His eyes remained rooted to it. He was unable to lift them, unable to look Mr Sarotzini in the face. The hideous image of Van Rhoe collapsing to the ground seemed to reflect at him straight from its grey plastic casing.
‘Would you prefer that I make the telephone call for you?’
John looked up, bleakly. Susan had been trying to escape, Christ she must have been desperate. But a confrontation here with Mr Sarotzini wasn’t going to get them anywhere. She had – allegedly – killed Casey and the police had not been informed. She had stabbed Van Rhoe, and again no one had called the police.
Was Sarotzini trying to protect Susan?
Or hide something?
‘I’m going to talk to Susan before I make any decision,’ John said.
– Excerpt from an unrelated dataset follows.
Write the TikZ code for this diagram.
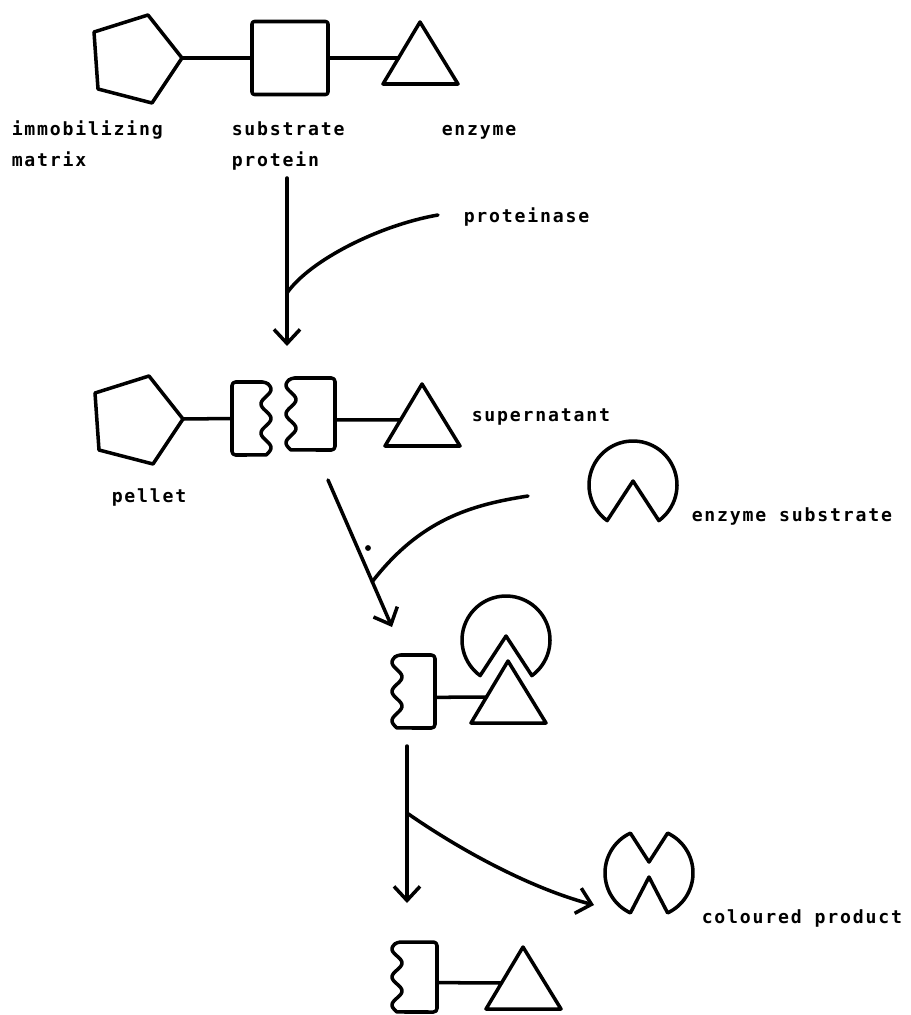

Mr Sarotzini gestured with his hand. ‘Mr Kündz will take you to her room – but a word of warning first, Mr Carter. I think you need to be careful about what you tell your wife. She is in a state of considerable mental distress. She knows, although she is reluctant to believe it, that she was responsible for her sister’s death by disconnecting her air line. But she seems to have blotted from her mind her attack on Mr Van Rhoe. It is fortunate that there were no witnesses to this incident other than our own staff.’ He inclined his head, giving John a knowing look.